The purpose of student collaboration is to facilitate learning, not to circumvent it. Studying the material in groups is strongly encouraged. It is also allowed to seek help from other students in understanding the material needed to solve a particular homework problem, provided no written notes are shared, or are taken at that time, and provided learning is facilitated, not circumvented. The actual solution must be done by each student alone, and the student should be ready to reproduce their solution upon request.

**The presence or absence of any form of help or collaboration, whether given or received, must be explicitly stated and disclosed in full by all involved**, on the first page of their assignment. Specifically, each assignment solution must start by answering the following questions:

(1) Did you receive any help whatsoever from anyone in solving this assignment? Yes / No. If you answered 'yes', give full details: _______________ (e.g. "Jane explained to me what is asked in Question 3.4") (2) Did you give any help whatsoever to anyone in solving this assignment? Yes / No. If you answered 'yes', give full details: _______________ (e.g. "I pointed Joe to section 2.3 to help him with Question 2".
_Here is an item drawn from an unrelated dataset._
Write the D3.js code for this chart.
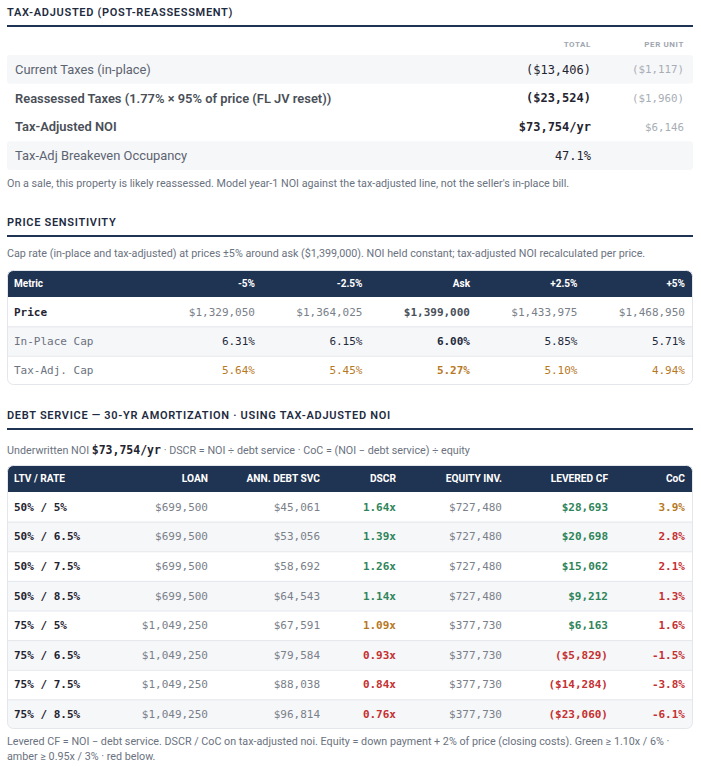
<!DOCTYPE html>
<html>
<head>
<meta charset="utf-8">
<script src="https://cdn.jsdelivr.net/npm/d3@7"></script>
<style>
  html, body { margin: 0; padding: 0; background: #fff; }
  svg { display: block; }
  .sans { font-family: Roboto, "Noto Sans", sans-serif; }
  .mono { font-family: "DejaVu Sans Mono", "Liberation Mono", monospace; }
</style>
</head>
<body>
<svg id="chart" width="701" height="767"></svg>
<script>
// ---- data ----
const taxLabels = [
  'Current Taxes (in-place)',
  'Reassessed Taxes (1.77% × 95% of price (FL JV reset))',
  'Tax-Adjusted NOI',
  'Tax-Adj Breakeven Occupancy'
];
const taxTotals = ['($13,406)', '($23,524)', '$73,754/yr', '47.1%'];
const taxPerUnit = ['($1,117)', '($1,960)', '$6,146', ''];

const priceCols = ['-5%', '-2.5%', 'Ask', '+2.5%', '+5%'];
const prices = [1329050, 1364025, 1399000, 1433975, 1468950];
const inPlaceCap = [6.31, 6.15, 6.00, 5.85, 5.71];
const taxAdjCap = [5.64, 5.45, 5.27, 5.10, 4.94];

const debtHeaders = ['LTV / RATE', 'LOAN', 'ANN. DEBT SVC', 'DSCR', 'EQUITY INV.', 'LEVERED CF', 'CoC'];
const ltvRate = ['50% / 5%', '50% / 6.5%', '50% / 7.5%', '50% / 8.5%', '75% / 5%', '75% / 6.5%', '75% / 7.5%', '75% / 8.5%'];
const loans = [699500, 699500, 699500, 699500, 1049250, 1049250, 1049250, 1049250];
const debtSvc = [45061, 53056, 58692, 64543, 67591, 79584, 88038, 96814];
const dscr = [1.64, 1.39, 1.26, 1.14, 1.09, 0.93, 0.84, 0.76];
const equity = [727480, 727480, 727480, 727480, 377730, 377730, 377730, 377730];
const leveredCF = [28693, 20698, 15062, 9212, 6163, -5829, -14284, -23060];
const coc = [3.9, 2.8, 2.1, 1.3, 1.6, -1.5, -3.8, -6.1];

// ---- styling ----
const NAVY = '#1f3352';
const GREEN = '#2f855a';
const AMBER = '#b7791f';
const RED = '#c53030';
const ZEBRA = '#f6f7f9';
const LINE = '#e3e6eb';
const L = 7, R = 693;

const svg = d3.select('#chart');
const money = d3.format('$,');
const fmtMoney = v => v < 0 ? `(${money(-v)})` : money(v);

function sectionTitle (text, y) {
  svg.append('text').attr('class', 'sans')
    .attr('x', L).attr('y', y)
    .attr('font-size', 11).attr('font-weight', 600)
    .attr('letter-spacing', 0.7).attr('fill', '#1e2b40')
    .text(text);
  svg.append('rect').attr('x', L).attr('y', y + 9).attr('width', R - L).attr('height', 2).attr('fill', NAVY);
}

function note (text, y) {
  return svg.append('text').attr('class', 'sans')
    .attr('x', L).attr('y', y)
    .attr('font-size', 10.75).attr('fill', '#6b7280')
    .text(text);
}

// ---- section 1: tax adjusted ----
sectionTitle('TAX-ADJUSTED (POST-REASSESSMENT)', 16);

const y1 = d3.scaleBand().domain(d3.range(taxLabels.length)).range([55, 170]);
const x1 = { total: 591, unit: 684 };

svg.selectAll('.th1').data([['TOTAL', x1.total], ['PER UNIT', x1.unit]]).join('text')
  .attr('class', 'sans th1')
  .attr('x', d => d[1]).attr('y', 47)
  .attr('text-anchor', 'end').attr('font-size', 8).attr('font-weight', 700)
  .attr('letter-spacing', 0.6).attr('fill', '#a0a6b0')
  .text(d => d[0]);

const rows1 = svg.selectAll('.row1').data(taxLabels).join('g')
  .attr('class', 'row1')
  .attr('transform', (d, i) => `translate(0,${y1(i)})`);

rows1.filter((d, i) => i === 0 || i === 3).append('rect')
  .attr('x', L).attr('width', R - L).attr('height', y1.bandwidth())
  .attr('rx', 3).attr('fill', ZEBRA);

rows1.append('text').attr('class', 'sans')
  .attr('x', 15).attr('y', y1.bandwidth() / 2).attr('dy', '0.35em')
  .attr('font-size', 12.9)
  .attr('font-weight', (d, i) => (i === 1 || i === 2) ? 600 : 400)
  .attr('fill', (d, i) => (i === 1 || i === 2) ? '#4a4f57' : '#5c6370')
  .text(d => d);

rows1.append('text').attr('class', 'mono')
  .attr('x', x1.total).attr('y', y1.bandwidth() / 2).attr('dy', '0.35em')
  .attr('text-anchor', 'end').attr('font-size', 12)
  .attr('font-weight', (d, i) => (i === 1 || i === 2) ? 700 : 400)
  .attr('fill', '#1f2430')
  .text((d, i) => taxTotals[i]);

rows1.append('text').attr('class', 'mono')
  .attr('x', x1.unit).attr('y', y1.bandwidth() / 2).attr('dy', '0.35em')
  .attr('text-anchor', 'end').attr('font-size', 10.8)
  .attr('fill', '#a8adb5')
  .text((d, i) => taxPerUnit[i]);

note("On a sale, this property is likely reassessed. Model year-1 NOI against the tax-adjusted line, not the seller's in-place bill.", 187);

// ---- table helper ----
function tableFrame (id, top, bottom, headH) {
  const defs = svg.append('defs');
  defs.append('clipPath').attr('id', id)
    .append('rect').attr('x', L + 0.5).attr('y', top + 0.5)
    .attr('width', R - L - 1).attr('height', bottom - top - 1).attr('rx', 6);
  const g = svg.append('g').attr('clip-path', `url(#${id})`);
  g.append('rect').attr('x', L).attr('y', top).attr('width', R - L).attr('height', headH).attr('fill', NAVY);
  return g;
}
function tableBorder (top, bottom) {
  svg.append('rect').attr('x', L + 0.5).attr('y', top + 0.5)
    .attr('width', R - L - 1).attr('height', bottom - top - 1).attr('rx', 6)
    .attr('fill', 'none').attr('stroke', LINE);
}

// ---- section 2: price sensitivity ----
sectionTitle('PRICE SENSITIVITY', 226);
note('Cap rate (in-place and tax-adjusted) at prices ±5% around ask ($1,399,000). NOI held constant; tax-adjusted NOI recalculated per price.', 257);

const t2Top = 270, t2Head = 27, t2Bottom = 385;
const g2 = tableFrame('clip2', t2Top, t2Bottom, t2Head);
const x2 = d3.scalePoint().domain(priceCols).range([255, 685]);
const rowNames2 = ['Price', 'In-Place Cap', 'Tax-Adj. Cap'];
const y2 = d3.scaleBand().domain(rowNames2).range([t2Top + t2Head, t2Bottom]);

g2.append('text').attr('class', 'sans')
  .attr('x', 14).attr('y', t2Top + t2Head / 2).attr('dy', '0.35em')
  .attr('font-size', 10).attr('font-weight', 700).attr('fill', '#fff').text('Metric');
g2.selectAll('.h2').data(priceCols).join('text')
  .attr('class', 'sans h2')
  .attr('x', d => x2(d)).attr('y', t2Top + t2Head / 2).attr('dy', '0.35em')
  .attr('text-anchor', 'end').attr('font-size', 10).attr('font-weight', 700).attr('fill', '#fff')
  .text(d => d);

const rowVals2 = [
  prices.map(v => ({ t: money(v), c: '#7a808a' })),
  inPlaceCap.map(v => ({ t: v.toFixed(2) + '%', c: '#1f2a3c' })),
  taxAdjCap.map(v => ({ t: v.toFixed(2) + '%', c: AMBER }))
];
const rows2 = g2.selectAll('.row2').data(rowNames2).join('g')
  .attr('class', 'row2')
  .attr('transform', d => `translate(0,${y2(d)})`);
rows2.filter((d, i) => i === 1).append('rect')
  .attr('x', L).attr('width', R - L).attr('height', y2.bandwidth()).attr('fill', ZEBRA);
rows2.filter((d, i) => i > 0).append('rect')
  .attr('x', L).attr('width', R - L).attr('height', 1).attr('fill', LINE);
rows2.append('text').attr('class', 'mono')
  .attr('x', 14).attr('y', y2.bandwidth() / 2).attr('dy', '0.35em')
  .attr('font-size', 11).attr('font-weight', (d, i) => i === 0 ? 700 : 400)
  .attr('fill', (d, i) => i === 0 ? '#1f2430' : '#6b7280')
  .text(d => d);
rows2.each(function (d, i) {
  d3.select(this).selectAll('.v').data(rowVals2[i]).join('text')
    .attr('class', 'mono v')
    .attr('x', (v, j) => x2(priceCols[j])).attr('y', y2.bandwidth() / 2).attr('dy', '0.35em')
    .attr('text-anchor', 'end').attr('font-size', 11)
    .attr('font-weight', (v, j) => priceCols[j] === 'Ask' ? 700 : 400)
    .attr('fill', (v, j) => (i === 0 && priceCols[j] === 'Ask') ? '#4a505a' : v.c)
    .text(v => v.t);
});
tableBorder(t2Top, t2Bottom);

// ---- section 3: debt service ----
sectionTitle('DEBT SERVICE — 30-YR AMORTIZATION · USING TAX-ADJUSTED NOI', 419);
const sub3 = note('', 454);
sub3.append('tspan').text('Underwritten NOI ');
sub3.append('tspan').attr('class', 'mono').attr('font-weight', 700).attr('fill', '#1f2430').attr('font-size', 11.5).text('$73,754/yr');
sub3.append('tspan').text(' · DSCR = NOI ÷ debt service · CoC = (NOI − debt service) ÷ equity');

const t3Top = 465, t3Head = 27, t3Bottom = 729;
const g3 = tableFrame('clip3', t3Top, t3Bottom, t3Head);
const colRight = [14, 208, 320, 396, 502, 608, 685];
const x3 = d3.scaleOrdinal().domain(debtHeaders).range(colRight);
const y3 = d3.scaleBand().domain(d3.range(ltvRate.length)).range([t3Top + t3Head, t3Bottom]);

g3.selectAll('.h3').data(debtHeaders).join('text')
  .attr('class', 'sans h3')
  .attr('x', d => x3(d)).attr('y', t3Top + t3Head / 2).attr('dy', '0.35em')
  .attr('text-anchor', (d, i) => i === 0 ? 'start' : 'end')
  .attr('font-size', 10.2).attr('font-weight', 700).attr('fill', '#fff')
  .text(d => d);

const dscrColor = v => v >= 1.10 ? GREEN : v >= 0.95 ? AMBER : RED;
const cocColor = v => v >= 6 ? GREEN : v >= 3 ? AMBER : RED;
const cfColor = v => v >= 0 ? GREEN : RED;
const GREY = '#7a808a';

const rows3 = g3.selectAll('.row3').data(ltvRate).join('g')
  .attr('class', 'row3')
  .attr('transform', (d, i) => `translate(0,${y3(i)})`);
rows3.filter((d, i) => i % 2 === 1).append('rect')
  .attr('x', L).attr('width', R - L).attr('height', y3.bandwidth()).attr('fill', ZEBRA);
rows3.filter((d, i) => i > 0).append('rect')
  .attr('x', L).attr('width', R - L).attr('height', 1).attr('fill', LINE);

rows3.each(function (d, i) {
  const cells = [
    { t: d, c: '#1f2430', w: 700 },
    { t: money(loans[i]), c: GREY, w: 400 },
    { t: money(debtSvc[i]), c: GREY, w: 400 },
    { t: dscr[i].toFixed(2) + 'x', c: dscrColor(dscr[i]), w: 700 },
    { t: money(equity[i]), c: GREY, w: 400 },
    { t: fmtMoney(leveredCF[i]), c: cfColor(leveredCF[i]), w: 700 },
    { t: coc[i].toFixed(1) + '%', c: cocColor(coc[i]), w: 700 }
  ];
  d3.select(this).selectAll('.v').data(cells).join('text')
    .attr('class', 'mono v')
    .attr('x', (v, j) => x3(debtHeaders[j])).attr('y', y3.bandwidth() / 2).attr('dy', '0.35em')
    .attr('text-anchor', (v, j) => j === 0 ? 'start' : 'end')
    .attr('font-size', 11).attr('font-weight', v => v.w).attr('fill', v => v.c)
    .text(v => v.t);
});
tableBorder(t3Top, t3Bottom);

note('Levered CF = NOI − debt service. DSCR / CoC on tax-adjusted noi. Equity = down payment + 2% of price (closing costs). Green ≥ 1.10x / 6% ·', 745);
note('amber ≥ 0.95x / 3% · red below.', 760);
</script>
</body>
</html>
Additionally, if you share any material or collaborate in any way between the time the assignment is due and the last time when the assignment can be handed in for partial credit, you must notify the instructor of this help in writing (eg via email).

Collaboration without full disclosure will be handled severely, in compliance with CMU's Policy on Cheating and Plagiarism. Except in usual extenuating circumstances, the policy is to **fail the student(s) for the entire course**.

As a related point, some of the homework assignments used in this class may have been used in prior versions of this class, or in classes at other institutions. Avoiding the use of heavily tested assignments will detract from the main purpose of these assignments, which is to reinforce the material and stimulate thinking. Because some of these assignments may have been used before, solutions to them may be (or may have been) available online, or from other people. It is explicitly forbidden to use any such sources, or to consult people who have solved these problems before. **You must solve the homework assignments completely on your own**. I will mostly rely on your wisdom and honor to follow this rule, but if a violation is detected it will be dealt with harshly. Collaboration with other students who are currently taking the class is allowed, but only under the conditions stated below.